There is also the huge problem of plagiarism. In addition to giving them in-class writing prompts I also required them to keep weekly journals. They could write about whatever they wanted.

Bad idea.

I got such flowing and beautifully written essays about the NBA and wine etiquette. These essays looked as if they were written by a native English speaker. At first I ignored it but later I had my suspicions. I compared their in-class assignments with their journals and thought to myself how is it that this student wrote this crappy essay in class but in her journal she writes beautifully about wine?

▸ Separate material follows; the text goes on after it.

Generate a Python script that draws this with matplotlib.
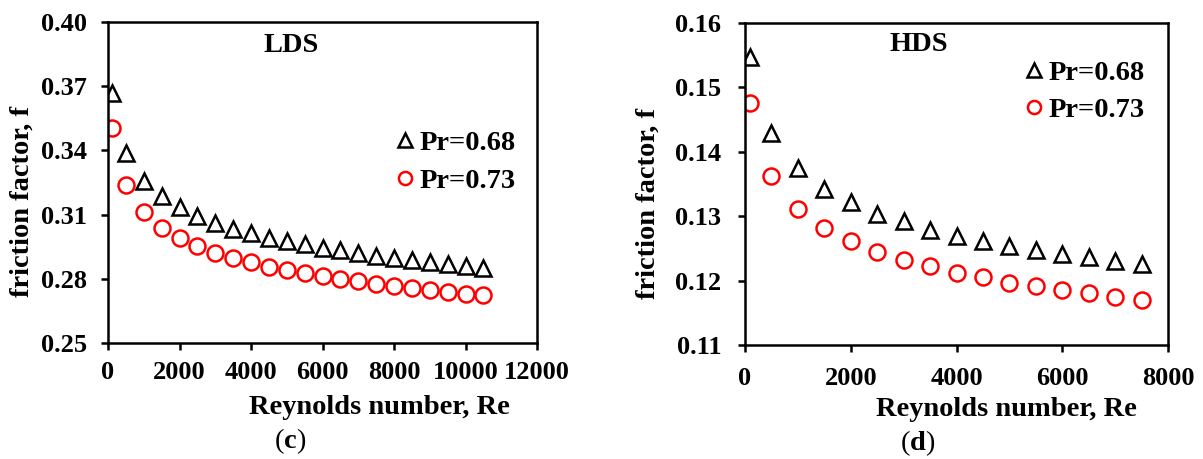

Obviously there is a disconnect. But I could not prove it. They don’t give me any source because they are trying to pass this essay off as their own. The only way I could prove my point is it another student wrote the same wine essay verbatim.

Despite these setbacks my first year at NIM was one of my best experiences. I would sometimes surprise my students by visiting them in their dormitories. Many of them would tell be that I am their first foreigner they have ever met. They’d invite me to their dormitory parties where I learned how to make jiaozi(see Where’s the Cu article). My graduate students would invite me to have lunch with them after class. We’d drink beer and bai jiu until we’d get drunk even at 12 noon. They’d shower me with Christmas gifts and cards and one of them even invited me to their hometown of Xi’an to see the Terra Cotta Warriors.

I do miss that experience. Back in those days China was not as developed as it is now. Back then NIM was surrounded by farmland and it was an hour bus ride over the Yangtze River to Nanjing’s city center. I miss the almost god-like treatment given to foreign teachers like me. Nowadays there are a lot of English teachers that schools have become more demanding; they want blonde hair blue eyed westerners because they increase the school’s profits.

Still I am grateful that I’ve had the experience. After all, not too many Asian Americans like me have had the experience Ms. Kim and I have had; to teach English in our ancestral homeland.